Voutilainen debuted a new in-house movement with his own direct impulse double-wheel escapement and a free-sprung balance, which, according to the Finnish master watchmaker, requires 30-40 percent less energy than a conventional Swiss lever escapement. The two escape wheels providing direct impulse to the balance wheel do not require lubrication. Caliber 28 is manufactured in-house, including the escapement. “My new escapement reminds me of the Natural escapement made by Breguet, but in my case, we have a totally different type of lever between the two escape wheels. I have a patent pending for this lever and the configuration of the escapement,” Voutilainen said at Baselworld. The ultra-rare watch housing this ingenious new movement is called Vingt-8 and its aesthetics are very typical of this reserved watchmaker: classic, proportioned and harmonious. As is the P08 by Urban Jürgensen.
GO TO 2011 SELECTION
Patek Philippe - Splits Time for a Price
WORLDTEMPUS - 12 May 2010
Collectors alert! This is the year of the chronograph for Patek Philippe, who introduced three different proprietary calibers in Basel, all destined to become auction darlings. The brand also charged up its Nautilus line with two new models, a first-ever 18-karat gold case, and a stainless steel model with a grey dial.
Split-second timing
Most notable are two new split-second chronographs, Reference 5950A and Reference 5951P (with perpetual calendar). The 5950A (“A” stands for acier, or steel) is a split-seconds monopusher model outfitted with caliber CHR27-525, the world's thinnest split-seconds chronograph movement with column-wheel control, coming in at just 5.25mm. A separate department was set up in 2003 explicitly to develop this proprietary movement in order to continue cultivating future chronograph calibers. One of its new facets is the continuously running 60-minute counter, which is driven directly by the cannon pinion. The 5951P is based on the same movement and boasts the addition of a perpetual calendar module that adds a mere 2.05 mm in height, adding up to an overall height of just 7.3 mm, making it the thinnest rattrapante chronograph with perpetual calendar ever crafted by Patek Philippe. The 5950A is priced at 440,000 Swiss francs, and the 5951P at 500,000 Swiss francs. Collectors will understand the whopping prices: the unusual cushion shape and rare material of the case—stainless steel is indeed rarely used by the Genevan brand—and the extremely complicated in-house movement.
Collection chronographs
The manually wound chronograph caliber CH 29-535 PS incorporating six patented innovations and numerous technical improvements that pay tribute to modernity was first introduced last November as the Ladies First Chronograph model following five years of development. Coming out in a men's watch at Baselworld as Reference 5170J, it is a classic, yellow gold, 39 mm Calatrava whose appearance is based on a design from the 1940s. This chronograph, which is outfitted with a classic column wheel and a horizontal clutch, comes in at 65,000 Swiss francs.

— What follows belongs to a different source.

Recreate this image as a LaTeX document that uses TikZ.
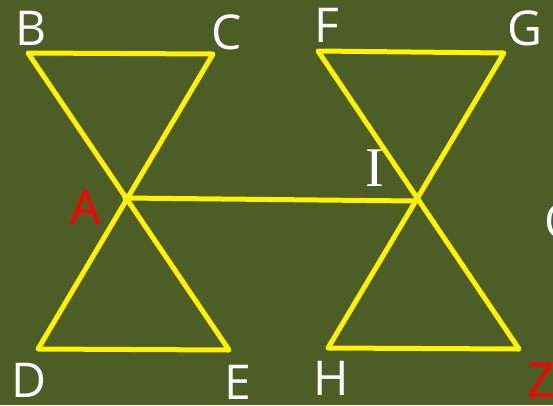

Also launched at the fair this year was a new version of the Reference 5960P Annual Calendar Chronograph. First introduced in 2006, this timepiece was the first regularly produced chronograph movement developed from the bottom up by Patek Philippe—Caliber CH 28-520 IRM QA 24H—crafted entirely in-house from the movement blank to the finished caliber. It combines two of the most popular horological complications and has ranked among of the manufacture's bestsellers since its introduction. This year it was launched in a second platinum edition, this one with a matte blue sunburst dial instead of the previous silvery grey dial, and is priced at 72,000 Swiss francs.
The Nautilus collection was broadened at the fair, starting with the chronograph, Reference 5980R, which was introduced on a brown leather strap and, for the first time, a gold case (18-karat 5N red gold). Powered by automatic Caliber CH 28-520 C, a column-wheel chronograph movement, it is priced at 49,000 Swiss francs. The final new Baselworld chronograph is a Nautilus: Reference 5980/1A has been redesigned with a charcoal grey dial, which complements the stainless steel case and bracelet. It also contains Caliber CH 28-520 C and is priced at 41,000 Swiss francs.